The Sun's notorious front page summed up what was for many, a jingo-istic campaign. It was also controversial because it was said that the Belgrano was both outside the exclusion zone and also pointing away from the Falkland Islands and towards Argentina when it was struck.
It was named after Argentina's Founding Father Manuel Belgrano.
Club Atlético Belgrano
Argentina's Founding Father was also the inspiration in 1905 for the formation of a football team based in Córdoba.
Having yo-yo'ed between the Argentinian First and Second Divisions over recent decades, they sent shock waves through Argentinian football this week when they defeated River Plate in a promotion/relegation play-off.
River Plate are the Manchester United of Argentinian football. They have won a record 33 Argentinian titles in their long and proud 110-year history as well as a number of intercontinental trophies (the equivalent to our Champions League in Europe) and have never, yes that's right, NEVER, been relegated since they were formed in 1901.
Juan Manuel Belgrano
As a world-wide football fan (which I owe in no small part to the Championship Manager football management computer series!), the concept of River Plate being relegated struck me as being extraorindary. As the Independent article explains, it is even more so because relegation is determined over a 3 year, 6 mini season time-period so it works in favour of Argentina's main teams. But incredibly, River Plate have had an awful past 3 seasons since winning their last title in 2008 and found themselves as a result on points average, in a relegation play-off.
It was seeing that that play-off opponent was indeed Belgrano that caught my attention in addition.
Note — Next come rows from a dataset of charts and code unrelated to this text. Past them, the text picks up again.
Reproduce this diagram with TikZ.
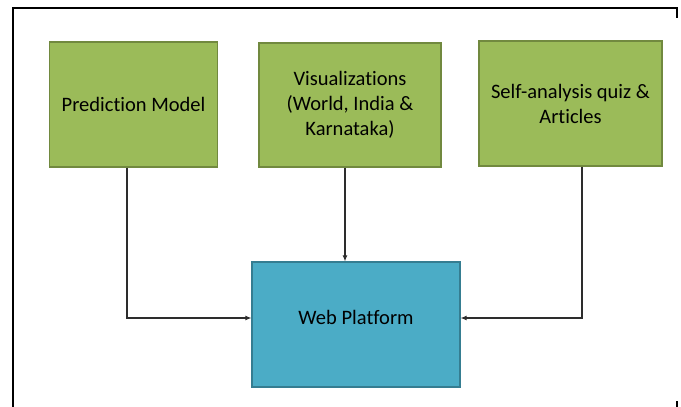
\documentclass[tikz,border=0pt]{standalone}
\usepackage{fontspec}
\setmainfont[Ligatures=NoCommon]{Carlito}
\usetikzlibrary{arrows.meta, positioning}
\definecolor{boxgreen}{RGB}{155, 187, 89}
\definecolor{edgegreen}{RGB}{113, 137, 63}
\definecolor{boxblue}{RGB}{75, 172, 198}
\definecolor{edgeblue}{RGB}{53, 125, 145}
\definecolor{linegray}{RGB}{45, 45, 45}

\begin{document}
\begin{tikzpicture}[
    x=1pt, y=-1pt,
    font=\fontsize{20.5}{25}\selectfont,
    module/.style={draw=edgegreen, line width=1.2pt, fill=boxgreen, align=center, inner sep=0pt},
    platform/.style={draw=edgeblue, line width=1.2pt, fill=boxblue, align=center, inner sep=0pt,
                     minimum width=208pt, minimum height=125pt},
    link/.style={-{Latex[length=6pt, width=5pt]}, linegray, line width=1.1pt},
    frame/.style={black, line width=2pt},
]
\useasboundingbox (0,0) rectangle (681,407);

% --- Outer frame (open at the bottom) ---
\draw[frame] (12.7,407) -- (12.7,8) -- (677,8) -- (677,17.5);
\draw[frame] (677,401) -- (677,407);

% --- Source modules ---
\node[module, minimum width=168pt, minimum height=125pt] (pred) at (133.5,104.5) {Prediction Model};
\node[module, minimum width=182pt, minimum height=124pt] (vis) at (350,105) {Visualizations\\(World, India \&\\Karnataka)};
\node[module, minimum width=183pt, minimum height=125pt] (quiz) at (570.5,103.5) {Self-analysis quiz \&\\Articles};

% --- Target ---
\node[platform, label={[yshift=7.5pt]center:Web Platform}] (web) at (356,324.5) {};

% --- Connectors ---
\draw[link] ([xshift=-6.5pt]pred.south) |- ([yshift=6.5pt]web.west);
\draw[link] ([xshift=-5pt]vis.south) -- ([xshift=-5pt]vis.south |- web.north);
\draw[link] ([xshift=11.5pt]quiz.south) |- ([yshift=6.5pt]web.east);

\end{tikzpicture}
\end{document}
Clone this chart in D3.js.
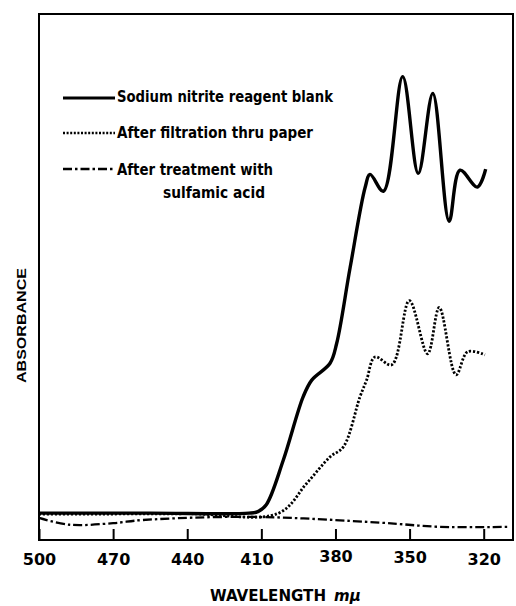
<!DOCTYPE html>
<html>
<head>
<meta charset="utf-8">
<script src="https://cdnjs.cloudflare.com/ajax/libs/d3/7.8.5/d3.min.js"></script>
<style>
  html, body { margin: 0; padding: 0; background: #fff; }
  svg { display: block; }
</style>
</head>
<body>
<svg id="chart" width="516" height="606"></svg>
<script>
// wavelengths (m\u03bc) and absorbance (arbitrary units)
const blankWl  = [500, 455, 415, 411.4, 408, 401.1, 393.1, 389.6, 382.2, 379.5, 374.1, 368, 366, 360.6, 352.8, 346.5, 340.6, 334, 329.6, 322.6, 319.2];
const blankAbs = [0.051, 0.051, 0.051, 0.054, 0.067, 0.152, 0.272, 0.304, 0.336, 0.374, 0.517, 0.670, 0.695, 0.663, 0.881, 0.697, 0.849, 0.606, 0.703, 0.671, 0.705];

const paperWl  = [500, 440, 403, 391.6, 382.2, 376.8, 370.1, 367.4, 364, 357.2, 350.1, 342.7, 338, 331.2, 326.5, 319.5];
const paperAbs = [0.049, 0.050, 0.051, 0.108, 0.158, 0.177, 0.272, 0.304, 0.348, 0.333, 0.455, 0.354, 0.442, 0.314, 0.358, 0.352];

const sulfWl   = [500, 487.5, 470, 458, 414.6, 362, 337.7, 310.2];
const sulfAbs  = [0.042, 0.029, 0.032, 0.038, 0.044, 0.033, 0.025, 0.025];

const tickLabels = [500, 470, 440, 410, 380, 350, 320];
const legendLabels = ["Sodium nitrite reagent blank", "After filtration thru paper", "After treatment with", "sulfamic acid"];

const svg = d3.select('#chart');
const plotLeft = 39, plotRight = 513, plotTop = 14, plotBottom = 540;

const x = d3.scaleLinear().domain([500, 320]).range([39, 483.7]);
const y = d3.scaleLinear().domain([0, 1]).range([plotBottom, plotTop]);

const font = '"DejaVu Sans", sans-serif';

// frame
svg.append('rect')
  .attr('x', plotLeft).attr('y', plotTop)
  .attr('width', plotRight - plotLeft).attr('height', plotBottom - plotTop)
  .attr('fill', 'none').attr('stroke', '#000').attr('stroke-width', 2);

// x axis with inward ticks
const labelShift = { 410: [-5, 0], 380: [0, -3], 350: [0, -2] };
const xAxis = svg.append('g')
  .attr('transform', `translate(0,${plotBottom})`)
  .call(d3.axisBottom(x).tickValues(tickLabels).tickSizeInner(-11).tickSizeOuter(0).tickPadding(14));
xAxis.select('.domain').remove();
xAxis.selectAll('line').attr('stroke', '#000').attr('stroke-width', 2);
xAxis.selectAll('text')
  .attr('fill', '#000')
  .style('font-family', font).style('font-weight', 'bold').style('font-size', '16px')
  .attr('dx', d => (labelShift[d] || [0, 0])[0])
  .attr('y', d => 14 + (labelShift[d] || [0, 0])[1]);

// axis titles
svg.append('text')
  .attr('x', 210).attr('y', 601)
  .attr('textLength', 116).attr('lengthAdjust', 'spacingAndGlyphs')
  .style('font-family', font).style('font-weight', 'bold').style('font-size', '16px')
  .text('WAVELENGTH');
svg.append('text')
  .attr('x', 334).attr('y', 601)
  .style('font-family', font).style('font-weight', 'bold').style('font-style', 'italic').style('font-size', '15px')
  .text('m\u03bc');

svg.append('text')
  .attr('transform', 'translate(26,383) rotate(-90)')
  .attr('textLength', 115).attr('lengthAdjust', 'spacingAndGlyphs')
  .style('font-family', '"Liberation Sans", Arial, sans-serif')
  .style('font-weight', 'bold').style('font-size', '12px')
  .text('ABSORBANCE');

// curves
const line = d3.line()
  .x(d => x(d[0]))
  .y(d => y(d[1]))
  .curve(d3.curveCatmullRom.alpha(0.5));

const series = [
  { wl: blankWl, abs: blankAbs, width: 3.4, dash: null },
  { wl: paperWl, abs: paperAbs, width: 2.8, dash: '2.2,1.8' },
  { wl: sulfWl, abs: sulfAbs, width: 2.3, dash: '9,3,2.5,3' }
];

series.forEach(s => {
  svg.append('path')
    .datum(d3.zip(s.wl, s.abs))
    .attr('d', line)
    .attr('fill', 'none')
    .attr('stroke', '#000')
    .attr('stroke-width', s.width)
    .attr('stroke-dasharray', s.dash);
});

// legend
const legendRows = [
  { y: 98, ty: 102, width: 3.2, dash: null, text: legendLabels[0], len: 216 },
  { y: 133, ty: 138, width: 2.4, dash: '2,1.6', text: legendLabels[1], len: 196 },
  { y: 169, ty: 175, width: 2.3, dash: '9,3,2.5,3', text: legendLabels[2], len: 156 }
];
legendRows.forEach(r => {
  svg.append('line')
    .attr('x1', 63).attr('x2', 115).attr('y1', r.y).attr('y2', r.y)
    .attr('stroke', '#000').attr('stroke-width', r.width)
    .attr('stroke-dasharray', r.dash);
  svg.append('text')
    .attr('x', 117).attr('y', r.ty)
    .attr('textLength', r.len).attr('lengthAdjust', 'spacingAndGlyphs')
    .style('font-family', font).style('font-weight', 'bold').style('font-size', '16px')
    .text(r.text);
});
svg.append('text')
  .attr('x', 163).attr('y', 198)
  .attr('textLength', 102).attr('lengthAdjust', 'spacingAndGlyphs')
  .style('font-family', font).style('font-weight', 'bold').style('font-size', '16px')
  .text(legendLabels[3]);
</script>
</body>
</html>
Belgrano? As in that Argentinian Ship that got sunk during the Falklands? Has now in turn sunk Argentina's most successful ever football-team?
There is of course no link between the ship and club apart from their both being named after the same individual but for a historian like me who is also interested in sport, it was one of those quirky bits of coincidence that caught my eye.
What would Juan Manuel Belgrano make of it I couldn't say.